Go to the White House home page and it is easy to find the DTV Delay Act prominently displayed under “Signed Legislation,” the third piece of legislation signed by the president after others promoting fair pay and children's health insurance.
Even before his administration took over, President Obama's transition team made changing the DTV transition date a priority.
That was driven by timing, of course, with the Feb. 17 date coming only weeks after he took office. But it was also reflective of the intersection of technology, economy and social policy that has put communications on the administration's to-do list in a number of areas, including the push for universal broadband and potentially stronger antitrust reviews of mergers as well as a more muscular Federal Trade Commission.
B&C spoke with a selection of media activists, policymakers and industry players about their read on the administration's first 100 days of media policy. The early returns for the president are positive.
'A breath of fresh air'
Acting FCC Chairman Michael Copps, who has had to deal with the consequences of the administration's eleventh-hour DTV date move, has nothing but praise for the first 100 days:
“The new administration has been a breath of fresh air, providing a level of engagement and leadership on communications issues that has been noticeably absent in recent years,” he told B&C last week.
Copps supported moving the transition date, long arguing that the FCC had not sufficiently coordinated the effort from the outset.
“Pushing for a short delay in the DTV transition date wasn't an easy thing to do, but it was right for consumers,” he noted. “Just as importantly, the administration kept its focus even after the delay was passed to help secure additional resources so we can use the extra time to help consumers make the switch.”
The stimulus package included $90 million for DTV education, of which the FCC was able to get $65 million from the NTIA, which controls those purse strings.
“The same kind of consumer-focused commitment is now being brought to bear on broadband and building the public-private partnerships we need to get this infrastructure out to every American,” Copps said. “The commitment to develop an effective national broadband plan is more than remarkable—it is historic.”
NAB President David Rehr was looking at the bright side of a date move that required some changes in plans, and messaging, for NAB. He told B&C that by focusing on the date move out of the gate, then giving a shout-out to a local TV station in his first press conference, Obama was emphasizing the importance of local broadcasting to the country. “I would give him an A,” Rehr said, also praising the appointment of Julius Genachowski as FCC chair and the current, more collegial atmosphere at the commission.
His opposite number at the National Cable & Telecommunications Association, Kyle McSlarrow, likes what he sees so far. He added his approval of FCC openness, a big change from the cable-bashing many observers felt his industry suffered at the hands of the previous FCC regime.
Fast Out of the Gate
“On the one hand, I think it is unfair to grade anyone on telecommunications after 100 days, but there has actually been a lot of activity,” McSlarrow said. “The fact that they came out of the gate so quickly on the digital transition, and so quickly on making broadband a priority and making sure telecom was part of the national infrastructure, I think bodes well for the rest of the term, so I give him high marks.”

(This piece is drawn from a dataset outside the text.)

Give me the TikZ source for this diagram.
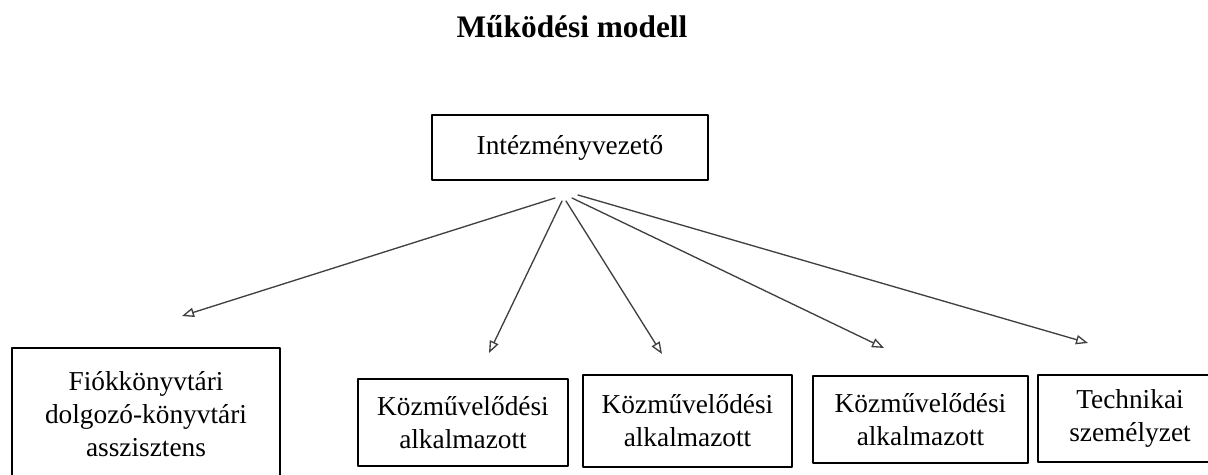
\documentclass[tikz,border=0pt]{standalone}
\usepackage{fontspec}
\setmainfont{Liberation Serif}
\usetikzlibrary{arrows.meta}
\definecolor{lnclr}{rgb}{0.25,0.25,0.25}

\begin{document}
\begin{tikzpicture}[x=0.75pt,y=-0.75pt,line cap=round,line join=round,
	box/.style={draw=black,line width=1.9pt,inner sep=0pt,align=center,
		font=\fontsize{20.5}{24.75}\selectfont},
	arr/.style={draw=lnclr,line width=1pt,-{Triangle[open,length=9pt,width=7pt]}}]
	\useasboundingbox (0,0) rectangle (1208,475);
	\clip (0,0) rectangle (1208,475);
	\node[anchor=base,font=\fontsize{23.5}{28}\selectfont\bfseries] (title) at (572,37) {Működési modell};
	\node[box,minimum width=207pt,minimum height=48.75pt] (lead) at (570,147.5) {Intézményvezető};
	\node[box,minimum width=201pt,minimum height=99pt] (fiok) at (146,414) {Fiókkönyvtári\\dolgozó-könyvtári\\asszisztens};
	\node[box,minimum width=157.5pt,minimum height=65.25pt] (kozma) at (463,422.5) {Közművelődési\\alkalmazott};
	\node[box,minimum width=156.75pt,minimum height=69pt] (kozmb) at (687.5,421) {Közművelődési\\alkalmazott};
	\node[box,minimum width=161.25pt,minimum height=65.25pt] (kozmc) at (920.5,419.5) {Közművelődési\\alkalmazott};
	\node[box,minimum width=138pt,minimum height=65.25pt] (tech) at (1130,418.5) {Technikai\\személyzet};
	\coordinate (s1) at (555,198);
	\coordinate (s2) at (562,201);
	\coordinate (s3) at (566,201);
	\coordinate (s4) at (572,198);
	\coordinate (s5) at (578,195);
	\coordinate (e1) at (182,316);
	\coordinate (e2) at (489,353);
	\coordinate (e3) at (662,354);
	\coordinate (e4) at (884,348);
	\coordinate (e5) at (1088,343);
	\draw[arr] (s1) -- (e1);
	\draw[arr] (s2) -- (e2);
	\draw[arr] (s3) -- (e3);
	\draw[arr] (s4) -- (e4);
	\draw[arr] (s5) -- (e5);
\end{tikzpicture}
\end{document}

Jeff Chester of the Center for Digital Democracy, one of the strongest voices for regulating online marketing, gave the new president above-average marks but sees room for improvement. He credited Copps as well for a more responsive and analytical commission. He particularly likes the appointment by FTC Chair Jon Leibowitz of consumer champion David Vladeck as director of the Bureau of Consumer Affairs, in essence the nation's chief consumer watchdog.
“There is a new wind blowing through the agencies that regulate ownership and operations of the media industry,” Chester said.
But Chester wants more: “They clearly need to deal more aggressively on the digital divide. They have to push on network neutrality and a plan with real high-speed access at affordable rates. They have to work on broadband competition. They haven't done anything on privacy yet. The first 100 days is a B, but we'll be sending a letter to the principal soon if they don't act aggressively to focus more on media issues.”